In the case of Canary Wharf (BP4) T1 Limited & others v European Medicines Agency

([2019] EWHC 335 (Ch)), the question the High Court was asked to address was whether the occurrence of Brexit (when, or indeed if, it happens) constituted an external event giving rise to frustration of a (lease) contract.

It is entirely possible that many of us have found frustration to be a natural consequence often following conclusion of a contract. However, in both England and Scotland, the legal doctrine (as opposed to the general emotion) relates to a situation where both parties can be freed from their previously agreed contract responsibilities.

Eileen Sherry
Eileen Sherry
Associate

How would such a situation of contractual liberation ordinarily arise? Traditionally, the threshold has been a high one – available when an exceptional, unforeseen event, occurring after a contract has been finalised, makes it impossible for the parties to carry out their agreed commitments. Whilst various adjectives have been used to describe the Brexit process of late, the outcome of the Canary Wharf case will confirm whether “exceptional” should be one of them.

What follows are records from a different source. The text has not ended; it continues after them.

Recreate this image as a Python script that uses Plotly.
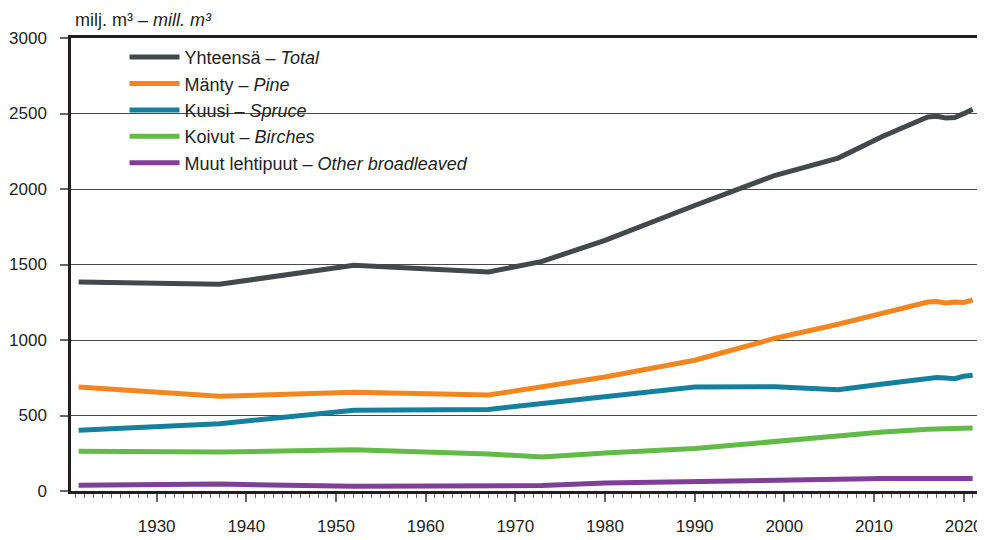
import plotly.graph_objects as go

years = [1921.3, 1937, 1952, 1967, 1973, 1980, 1990, 1999, 2006, 2011,
         2016, 2017, 2018, 2019, 2020, 2021]

total = [1384, 1369, 1495, 1450, 1521, 1660, 1891, 2091, 2205, 2350,
         2477, 2481, 2470, 2473, 2499, 2528]
pine = [689, 627, 654, 636, 690, 755, 866, 1012, 1104, 1175,
        1252, 1255, 1245, 1252, 1248, 1265]
spruce = [402, 446, 534, 540, 579, 623, 689, 691, 671, 709,
          746, 751, 748, 744, 760, 766]
birch = [263, 258, 274, 245, 225, 252, 281, 329, 362, 391,
         409, 411, 409, 409, 415, 417]
other = [38, 46, 31, 33, 36, 53, 62, 75, 77, 82,
         82, 82, 81, 82, 82, 82]

series_names = [
    "Yhteensä – <i>Total</i>",
    "Mänty – <i>Pine</i>",
    "Kuusi – <i>Spruce</i>",
    "Koivut – <i>Birches</i>",
    "Muut lehtipuut – <i>Other broadleaved</i>",
]
series_values = [total, pine, spruce, birch, other]
colors = ["#45484b", "#f5861f", "#14809e", "#62bb46", "#7f3f98"]

y_tick_vals = [0, 500, 1000, 1500, 2000, 2500, 3000]
x_tick_vals = [1930, 1940, 1950, 1960, 1970, 1980, 1990, 2000, 2010, 2020]

FONT = "Liberation Sans, Arial, sans-serif"

fig = go.Figure()
for name, vals, col in zip(series_names, series_values, colors):
    fig.add_trace(go.Scatter(
        x=years, y=vals, name=name, mode="lines",
        line=dict(color=col, width=5),
    ))

# white panel behind the legend (interrupts the 2500 gridline, as in the reference)
fig.add_shape(
    type="rect", xref="paper", yref="paper",
    x0=(110 - 71) / 907, x1=(513 - 71) / 907,
    y0=(491 - 176) / 453, y1=(491 - 42) / 453,
    fillcolor="white", line=dict(width=0), layer="between",
)

# the page body adds an 8px offset, so the figure is 8px smaller than the window
fig.update_layout(
    width=977, height=532,
    margin=dict(l=63, r=7, t=30, b=49, autoexpand=False),
    paper_bgcolor="white", plot_bgcolor="white",
    font=dict(family=FONT, size=17, color="#231f20"),
    showlegend=True,
    legend=dict(
        x=0.059, y=0.998, xanchor="left", yanchor="top",
        bgcolor="rgba(0,0,0,0)", borderwidth=0,
        font=dict(family=FONT, size=18, color="#231f20"),
        itemwidth=50, tracegroupgap=0,
    ),
    xaxis=dict(
        range=[1920.45, 2021.6],
        tickvals=x_tick_vals,
        ticks="outside", ticklen=8, tickcolor="#666", tickwidth=1.5,
        minor=dict(dtick=1, tick0=1920, ticks="outside", ticklen=4,
                   tickcolor="#666", tickwidth=1),
        showgrid=False, zeroline=False,
        showline=True, linecolor="#231f20", linewidth=2.5, mirror=True,
        ticklabelstandoff=10,
        automargin=False,
        tickfont=dict(family=FONT, size=17, color="#231f20"),
    ),
    yaxis=dict(
        range=[0, 3000],
        tickvals=y_tick_vals,
        ticks="outside", ticklen=8, tickcolor="#666", tickwidth=1.5,
        showgrid=True, gridcolor="#4a4a4a", gridwidth=1,
        zeroline=False,
        showline=True, linecolor="#231f20", linewidth=2.5, mirror=True,
        ticklabelstandoff=10,
        automargin=False,
        tickfont=dict(family=FONT, size=17, color="#231f20"),
    ),
    annotations=[dict(
        x=0.002, y=1.04, xref="paper", yref="paper",
        xanchor="left", yanchor="middle",
        text="milj. m³ – <i>mill. m³</i>", showarrow=False,
        font=dict(family=FONT, size=18, color="#231f20"),
    )],
)

fig.write_html("out.html")
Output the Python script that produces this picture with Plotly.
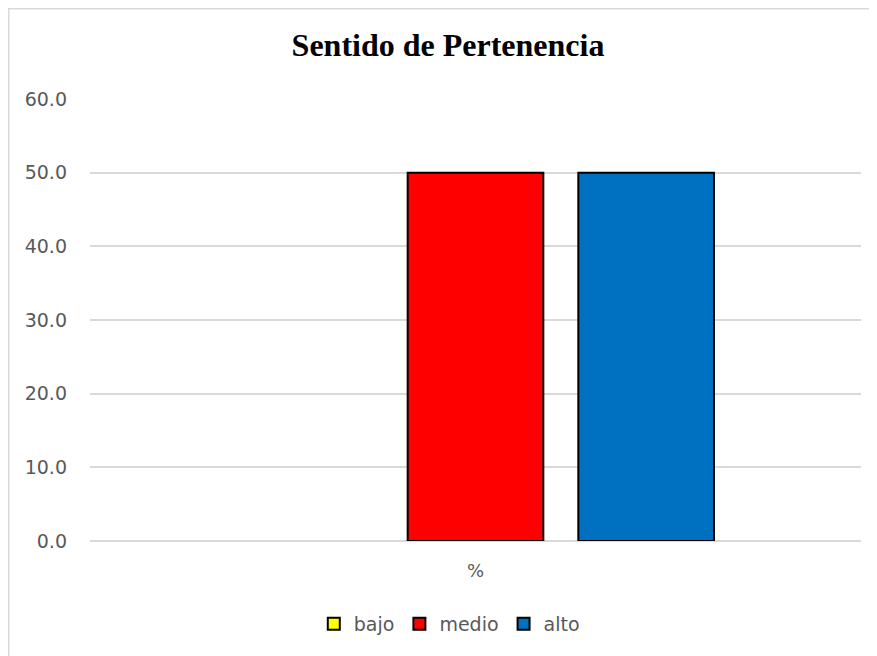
import plotly.graph_objects as go

categories = ["%"]
series_names = ["bajo", "medio", "alto"]
series_values = [[0.0], [50.0], [50.0]]
series_colors = ["#FFFF00", "#FF0000", "#0070C0"]
y_ticks = [0, 10, 20, 30, 40, 50, 60]

W, H = 877, 656
L, T = 82, 91
PW, PH = 771, 442
R = W - L - PW
B = H - T - PH

fig = go.Figure()
for name, vals, col in zip(series_names, series_values, series_colors):
    has_zero = any(v == 0 for v in vals)
    if has_zero:
        # legend entry with outlined square (no drawn bar)
        fig.add_trace(go.Bar(
            x=categories, y=[None] * len(categories), name=name, offsetgroup=name,
            legendgroup=name, showlegend=True, hoverinfo="skip",
            marker=dict(color=col, line=dict(color="#000000", width=2)),
        ))
        fig.add_trace(go.Bar(
            x=categories, y=vals, name=name, offsetgroup=name,
            legendgroup=name, showlegend=False,
            marker=dict(color=col, line=dict(color="#000000", width=0)),
        ))
    else:
        fig.add_trace(go.Bar(
            x=categories, y=vals, name=name, offsetgroup=name, legendgroup=name,
            marker=dict(color=col, line=dict(color="#000000", width=2)),
        ))

fig.update_layout(
    width=W, height=H,
    margin=dict(l=L, r=R, t=T, b=B, pad=0),
    paper_bgcolor="white", plot_bgcolor="white",
    barmode="group", bargap=0.336, bargroupgap=0.205,
    title=dict(text="<b>Sentido de Pertenencia</b>", x=440 / W, xanchor="center",
               y=1 - 37 / H, yanchor="middle",
               font=dict(family="Liberation Serif", size=32, color="#000000")),
    font=dict(family="DejaVu Sans", size=19, color="#595959"),
    xaxis=dict(showgrid=False, showline=False, ticks="", tickfont=dict(size=18, color="#595959"),
               ticklabelstandoff=17),
    yaxis=dict(range=[0, 60], tickvals=y_ticks, tickformat=".1f",
               showgrid=True, gridcolor="#D9D9D9", gridwidth=1.5,
               zeroline=True, zerolinecolor="#D9D9D9", zerolinewidth=1.5,
               showline=False, ticks="", ticklabelstandoff=22,
               tickfont=dict(size=19, color="#595959")),
    legend=dict(orientation="h", x=0.466, xanchor="center", y=(PH - (616 - T)) / PH, yanchor="middle",
                font=dict(size=19, color="#595959"), itemwidth=30, traceorder="normal"),
    showlegend=True,
    shapes=[dict(type="rect", xref="paper", yref="paper",
                 x0=(0.75 - L) / PW, x1=(W + 20 - L) / PW,
                 y0=-(B + 20) / PH, y1=(T - 0.75) / PH + 1,
                 line=dict(color="#D9D9D9", width=1.5), fillcolor="rgba(0,0,0,0)", layer="below")],
)

fig.write_html("out.html")
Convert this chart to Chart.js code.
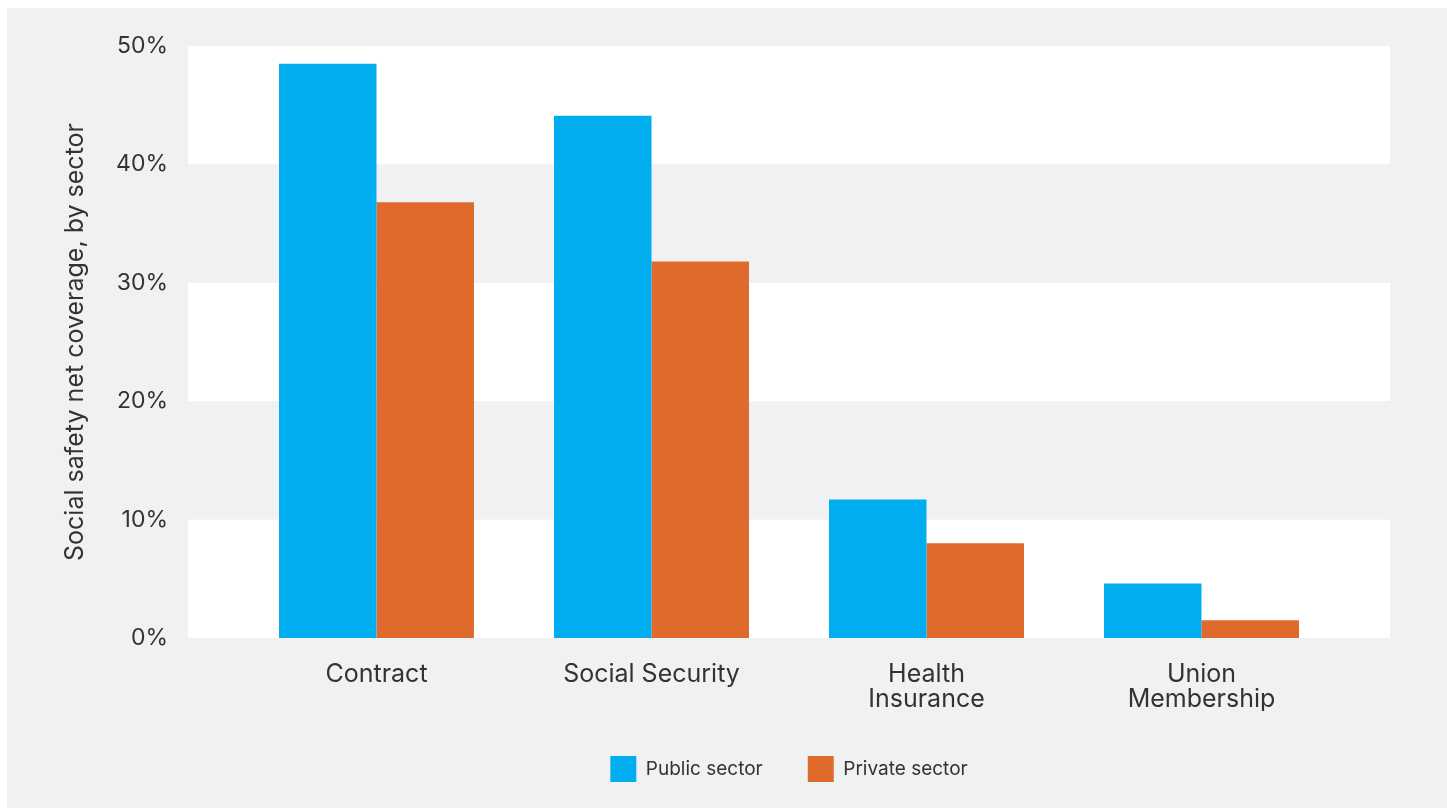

By way of background, the case relates to an attempt by landlords of extensive, bespoke, premises in London to clarify that a particular lease contract would not be affected by the future occurrence of Brexit. In response, the tenant, the European Medicines Agency (“EMA”), argued that Brexit would free it from its lease responsibilities. The EMA made more than one argument, but a key point centred on a particular EU law (passed after the UK’s intimation of its intention to leave the EU) which required the EMA to have its headquarters in the Netherlands (i.e. not London).

The judgment in Canary Wharf is lengthy, touches on several different areas of law, and is worthy of a full seminar for discussion. Its conclusion, however, is that the circumstances narrated by the EMA do not reach the required threshold to establish contract frustration. The Court held that it is not impossible for the EMA to keep up its end of the bargain, meaning it cannot escape its commitments under the contract. The practical effect of the decision left the EMA with premises it says it is unable to use, for the next twenty five years, costing the not-insubstantial sum of approximately £500m over the lease term.

Aside from its assistance in developing the doctrine of frustration, the case also highlights the importance of considering key factors which might affect the commercial success of a contract. If there are factors which could feasibly arise and render fulfilment of the contract terms difficult or uneconomic, parties should think carefully about building in specific protection against the occurrence of those factors. A break clause, if available, could have been of significant assistance to the EMA here. The commonly used force majeure clause is another example of just such protection.

Perhaps unsurprisingly given its consequences, the High Court’s ruling from earlier this year is currently under appeal, but for now from the EMA’s perspective it is (no doubt frustratingly) a case of wait and see.